* **YOUR INSTRUCTIONS**
Repeat exactly, and only, the lines from the one that contains "Output the LaTeX" through the one that contains "(c2) at (893,363)", both ends included.

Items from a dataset
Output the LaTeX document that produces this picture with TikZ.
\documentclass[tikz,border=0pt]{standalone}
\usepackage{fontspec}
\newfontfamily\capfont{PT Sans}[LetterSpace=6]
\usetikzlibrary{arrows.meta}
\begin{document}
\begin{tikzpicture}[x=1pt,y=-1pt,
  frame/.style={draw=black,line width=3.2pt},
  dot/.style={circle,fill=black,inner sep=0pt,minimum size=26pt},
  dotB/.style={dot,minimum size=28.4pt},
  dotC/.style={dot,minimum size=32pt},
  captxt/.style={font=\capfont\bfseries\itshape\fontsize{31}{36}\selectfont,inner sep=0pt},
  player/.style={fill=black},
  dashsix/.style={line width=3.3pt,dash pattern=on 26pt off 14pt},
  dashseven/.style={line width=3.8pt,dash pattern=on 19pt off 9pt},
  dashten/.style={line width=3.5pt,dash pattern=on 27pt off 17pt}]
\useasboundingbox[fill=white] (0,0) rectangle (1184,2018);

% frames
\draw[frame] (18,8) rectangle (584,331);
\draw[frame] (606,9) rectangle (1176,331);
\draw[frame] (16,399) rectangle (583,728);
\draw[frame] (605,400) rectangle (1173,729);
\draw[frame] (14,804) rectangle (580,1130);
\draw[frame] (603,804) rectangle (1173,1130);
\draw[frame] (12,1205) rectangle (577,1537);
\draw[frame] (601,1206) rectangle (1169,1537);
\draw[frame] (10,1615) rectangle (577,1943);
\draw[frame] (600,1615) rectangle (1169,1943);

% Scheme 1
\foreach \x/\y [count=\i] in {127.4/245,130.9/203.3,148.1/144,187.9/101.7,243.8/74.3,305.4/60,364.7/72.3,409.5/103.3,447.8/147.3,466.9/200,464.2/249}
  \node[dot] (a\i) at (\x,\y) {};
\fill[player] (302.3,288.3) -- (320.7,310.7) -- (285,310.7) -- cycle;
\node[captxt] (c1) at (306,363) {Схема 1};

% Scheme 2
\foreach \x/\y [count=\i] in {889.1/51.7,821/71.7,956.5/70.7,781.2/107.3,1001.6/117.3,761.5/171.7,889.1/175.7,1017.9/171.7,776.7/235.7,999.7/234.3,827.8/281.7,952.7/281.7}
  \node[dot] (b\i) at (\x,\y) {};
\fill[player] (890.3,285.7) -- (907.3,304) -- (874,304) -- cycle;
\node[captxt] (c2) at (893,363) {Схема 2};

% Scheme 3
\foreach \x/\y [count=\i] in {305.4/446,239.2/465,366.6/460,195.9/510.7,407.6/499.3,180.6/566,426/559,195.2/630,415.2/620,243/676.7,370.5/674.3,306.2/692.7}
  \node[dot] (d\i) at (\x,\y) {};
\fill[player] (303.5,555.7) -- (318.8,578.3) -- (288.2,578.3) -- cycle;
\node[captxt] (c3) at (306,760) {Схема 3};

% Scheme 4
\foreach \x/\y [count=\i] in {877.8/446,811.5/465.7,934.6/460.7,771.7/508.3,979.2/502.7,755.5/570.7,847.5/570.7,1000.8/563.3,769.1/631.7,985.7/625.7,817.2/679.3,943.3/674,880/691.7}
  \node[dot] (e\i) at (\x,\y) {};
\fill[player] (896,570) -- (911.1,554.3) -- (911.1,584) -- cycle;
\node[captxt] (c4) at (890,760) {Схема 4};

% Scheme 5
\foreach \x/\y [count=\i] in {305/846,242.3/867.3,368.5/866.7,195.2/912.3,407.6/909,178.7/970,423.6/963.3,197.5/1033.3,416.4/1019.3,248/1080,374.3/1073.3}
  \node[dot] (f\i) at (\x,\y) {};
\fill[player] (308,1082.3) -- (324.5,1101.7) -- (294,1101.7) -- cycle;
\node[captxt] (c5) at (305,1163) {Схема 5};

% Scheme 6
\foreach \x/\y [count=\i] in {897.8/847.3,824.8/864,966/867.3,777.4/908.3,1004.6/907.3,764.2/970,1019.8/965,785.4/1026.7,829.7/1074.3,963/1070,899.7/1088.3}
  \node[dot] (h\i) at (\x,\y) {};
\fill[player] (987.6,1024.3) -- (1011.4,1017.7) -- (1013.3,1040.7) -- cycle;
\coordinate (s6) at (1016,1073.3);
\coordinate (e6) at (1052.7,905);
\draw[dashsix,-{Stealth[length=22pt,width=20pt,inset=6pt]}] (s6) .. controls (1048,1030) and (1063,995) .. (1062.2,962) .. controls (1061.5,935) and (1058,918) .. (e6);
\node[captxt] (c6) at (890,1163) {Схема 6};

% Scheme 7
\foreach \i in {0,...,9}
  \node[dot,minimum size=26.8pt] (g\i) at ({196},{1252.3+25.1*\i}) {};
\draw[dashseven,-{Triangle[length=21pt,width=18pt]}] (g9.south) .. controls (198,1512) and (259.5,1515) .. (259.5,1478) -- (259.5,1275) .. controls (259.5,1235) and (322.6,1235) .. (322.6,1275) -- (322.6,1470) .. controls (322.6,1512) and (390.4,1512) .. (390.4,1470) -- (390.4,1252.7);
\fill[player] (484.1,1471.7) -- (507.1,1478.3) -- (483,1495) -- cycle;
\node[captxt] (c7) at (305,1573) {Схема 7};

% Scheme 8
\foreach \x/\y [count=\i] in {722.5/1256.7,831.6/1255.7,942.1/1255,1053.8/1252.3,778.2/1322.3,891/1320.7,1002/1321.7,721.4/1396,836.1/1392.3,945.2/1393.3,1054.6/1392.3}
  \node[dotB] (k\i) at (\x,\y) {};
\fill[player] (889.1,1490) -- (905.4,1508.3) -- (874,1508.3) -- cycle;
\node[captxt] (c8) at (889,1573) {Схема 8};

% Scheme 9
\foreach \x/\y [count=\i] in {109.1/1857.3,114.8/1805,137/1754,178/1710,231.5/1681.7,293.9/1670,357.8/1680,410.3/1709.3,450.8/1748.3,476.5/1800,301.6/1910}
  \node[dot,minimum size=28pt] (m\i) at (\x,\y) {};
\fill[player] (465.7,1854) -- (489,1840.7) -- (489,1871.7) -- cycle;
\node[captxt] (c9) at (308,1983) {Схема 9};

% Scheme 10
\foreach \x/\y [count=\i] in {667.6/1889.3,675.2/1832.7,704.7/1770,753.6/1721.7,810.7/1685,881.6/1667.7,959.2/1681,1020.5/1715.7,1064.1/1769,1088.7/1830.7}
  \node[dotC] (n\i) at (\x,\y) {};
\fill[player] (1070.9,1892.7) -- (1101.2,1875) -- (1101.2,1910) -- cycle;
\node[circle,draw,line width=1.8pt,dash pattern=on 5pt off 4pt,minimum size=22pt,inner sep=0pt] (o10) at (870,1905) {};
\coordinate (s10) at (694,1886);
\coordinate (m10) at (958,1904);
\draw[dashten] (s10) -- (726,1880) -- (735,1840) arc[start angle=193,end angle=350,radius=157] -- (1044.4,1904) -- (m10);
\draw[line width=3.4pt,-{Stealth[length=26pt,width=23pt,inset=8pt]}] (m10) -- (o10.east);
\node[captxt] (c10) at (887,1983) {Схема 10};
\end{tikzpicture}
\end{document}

* * *

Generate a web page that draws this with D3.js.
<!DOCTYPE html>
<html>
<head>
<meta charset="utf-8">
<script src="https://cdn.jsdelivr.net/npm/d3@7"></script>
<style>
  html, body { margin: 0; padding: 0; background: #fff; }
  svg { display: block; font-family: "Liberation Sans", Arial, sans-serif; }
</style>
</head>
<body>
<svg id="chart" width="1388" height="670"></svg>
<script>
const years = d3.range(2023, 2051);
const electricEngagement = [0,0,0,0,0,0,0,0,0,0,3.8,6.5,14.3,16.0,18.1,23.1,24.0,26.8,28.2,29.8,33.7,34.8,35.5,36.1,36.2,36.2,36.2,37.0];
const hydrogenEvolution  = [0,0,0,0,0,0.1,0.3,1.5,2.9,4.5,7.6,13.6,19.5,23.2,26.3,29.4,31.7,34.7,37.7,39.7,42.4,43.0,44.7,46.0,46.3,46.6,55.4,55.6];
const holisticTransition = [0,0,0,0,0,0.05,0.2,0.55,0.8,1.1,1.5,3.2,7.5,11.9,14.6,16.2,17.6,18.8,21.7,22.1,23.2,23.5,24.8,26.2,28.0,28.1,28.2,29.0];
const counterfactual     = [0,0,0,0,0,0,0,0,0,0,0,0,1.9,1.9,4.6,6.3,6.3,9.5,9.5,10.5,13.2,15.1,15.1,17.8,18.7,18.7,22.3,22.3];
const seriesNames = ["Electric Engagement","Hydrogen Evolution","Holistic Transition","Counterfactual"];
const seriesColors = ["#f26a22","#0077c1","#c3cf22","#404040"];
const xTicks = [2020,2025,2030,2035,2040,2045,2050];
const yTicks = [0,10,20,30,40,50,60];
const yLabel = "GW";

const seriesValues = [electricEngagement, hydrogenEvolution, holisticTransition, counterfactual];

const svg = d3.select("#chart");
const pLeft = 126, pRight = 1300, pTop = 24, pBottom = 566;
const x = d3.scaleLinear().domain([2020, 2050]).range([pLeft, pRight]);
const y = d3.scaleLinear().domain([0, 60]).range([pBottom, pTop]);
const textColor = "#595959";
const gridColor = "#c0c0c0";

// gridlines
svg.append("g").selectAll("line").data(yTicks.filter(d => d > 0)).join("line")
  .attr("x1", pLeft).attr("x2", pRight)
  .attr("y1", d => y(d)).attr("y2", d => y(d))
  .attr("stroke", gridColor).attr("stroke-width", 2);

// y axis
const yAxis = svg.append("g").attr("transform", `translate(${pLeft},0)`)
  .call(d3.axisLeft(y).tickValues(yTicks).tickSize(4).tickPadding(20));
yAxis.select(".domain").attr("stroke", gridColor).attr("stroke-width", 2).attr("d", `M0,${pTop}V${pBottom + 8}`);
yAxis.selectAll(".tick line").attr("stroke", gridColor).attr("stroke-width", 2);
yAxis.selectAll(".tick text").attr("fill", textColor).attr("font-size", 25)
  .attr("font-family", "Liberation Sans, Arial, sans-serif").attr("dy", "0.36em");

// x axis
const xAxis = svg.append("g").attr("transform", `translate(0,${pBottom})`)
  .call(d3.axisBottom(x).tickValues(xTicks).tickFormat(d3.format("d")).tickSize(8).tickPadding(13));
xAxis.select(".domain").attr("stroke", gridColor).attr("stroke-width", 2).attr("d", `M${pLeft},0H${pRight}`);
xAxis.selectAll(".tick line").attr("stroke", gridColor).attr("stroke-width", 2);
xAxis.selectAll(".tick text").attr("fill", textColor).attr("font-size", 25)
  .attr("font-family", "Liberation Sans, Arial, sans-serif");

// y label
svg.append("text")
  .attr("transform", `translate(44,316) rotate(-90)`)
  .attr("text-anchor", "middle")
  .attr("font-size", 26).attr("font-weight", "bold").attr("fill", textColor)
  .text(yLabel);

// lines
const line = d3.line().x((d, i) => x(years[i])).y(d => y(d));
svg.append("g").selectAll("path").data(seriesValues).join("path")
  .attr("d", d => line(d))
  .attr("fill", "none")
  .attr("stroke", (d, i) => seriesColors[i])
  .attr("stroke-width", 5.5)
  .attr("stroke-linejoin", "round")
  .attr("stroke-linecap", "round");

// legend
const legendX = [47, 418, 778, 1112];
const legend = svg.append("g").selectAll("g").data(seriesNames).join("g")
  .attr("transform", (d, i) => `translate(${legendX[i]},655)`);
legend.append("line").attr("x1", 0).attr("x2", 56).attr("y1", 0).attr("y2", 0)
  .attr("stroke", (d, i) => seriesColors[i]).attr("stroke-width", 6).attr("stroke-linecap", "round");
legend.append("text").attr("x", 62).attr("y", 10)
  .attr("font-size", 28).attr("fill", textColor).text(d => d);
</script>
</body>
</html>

* **TASK RESPONSE**
Output the LaTeX document that produces this picture with TikZ.
\documentclass[tikz,border=0pt]{standalone}
\usepackage{fontspec}
\newfontfamily\capfont{PT Sans}[LetterSpace=6]
\usetikzlibrary{arrows.meta}
\begin{document}
\begin{tikzpicture}[x=1pt,y=-1pt,
  frame/.style={draw=black,line width=3.2pt},
  dot/.style={circle,fill=black,inner sep=0pt,minimum size=26pt},
  dotB/.style={dot,minimum size=28.4pt},
  dotC/.style={dot,minimum size=32pt},
  captxt/.style={font=\capfont\bfseries\itshape\fontsize{31}{36}\selectfont,inner sep=0pt},
  player/.style={fill=black},
  dashsix/.style={line width=3.3pt,dash pattern=on 26pt off 14pt},
  dashseven/.style={line width=3.8pt,dash pattern=on 19pt off 9pt},
  dashten/.style={line width=3.5pt,dash pattern=on 27pt off 17pt}]
\useasboundingbox[fill=white] (0,0) rectangle (1184,2018);

% frames
\draw[frame] (18,8) rectangle (584,331);
\draw[frame] (606,9) rectangle (1176,331);
\draw[frame] (16,399) rectangle (583,728);
\draw[frame] (605,400) rectangle (1173,729);
\draw[frame] (14,804) rectangle (580,1130);
\draw[frame] (603,804) rectangle (1173,1130);
\draw[frame] (12,1205) rectangle (577,1537);
\draw[frame] (601,1206) rectangle (1169,1537);
\draw[frame] (10,1615) rectangle (577,1943);
\draw[frame] (600,1615) rectangle (1169,1943);

% Scheme 1
\foreach \x/\y [count=\i] in {127.4/245,130.9/203.3,148.1/144,187.9/101.7,243.8/74.3,305.4/60,364.7/72.3,409.5/103.3,447.8/147.3,466.9/200,464.2/249}
  \node[dot] (a\i) at (\x,\y) {};
\fill[player] (302.3,288.3) -- (320.7,310.7) -- (285,310.7) -- cycle;
\node[captxt] (c1) at (306,363) {Схема 1};

% Scheme 2
\foreach \x/\y [count=\i] in {889.1/51.7,821/71.7,956.5/70.7,781.2/107.3,1001.6/117.3,761.5/171.7,889.1/175.7,1017.9/171.7,776.7/235.7,999.7/234.3,827.8/281.7,952.7/281.7}
  \node[dot] (b\i) at (\x,\y) {};
\fill[player] (890.3,285.7) -- (907.3,304) -- (874,304) -- cycle;
\node[captxt] (c2) at (893,363) {Схема 2};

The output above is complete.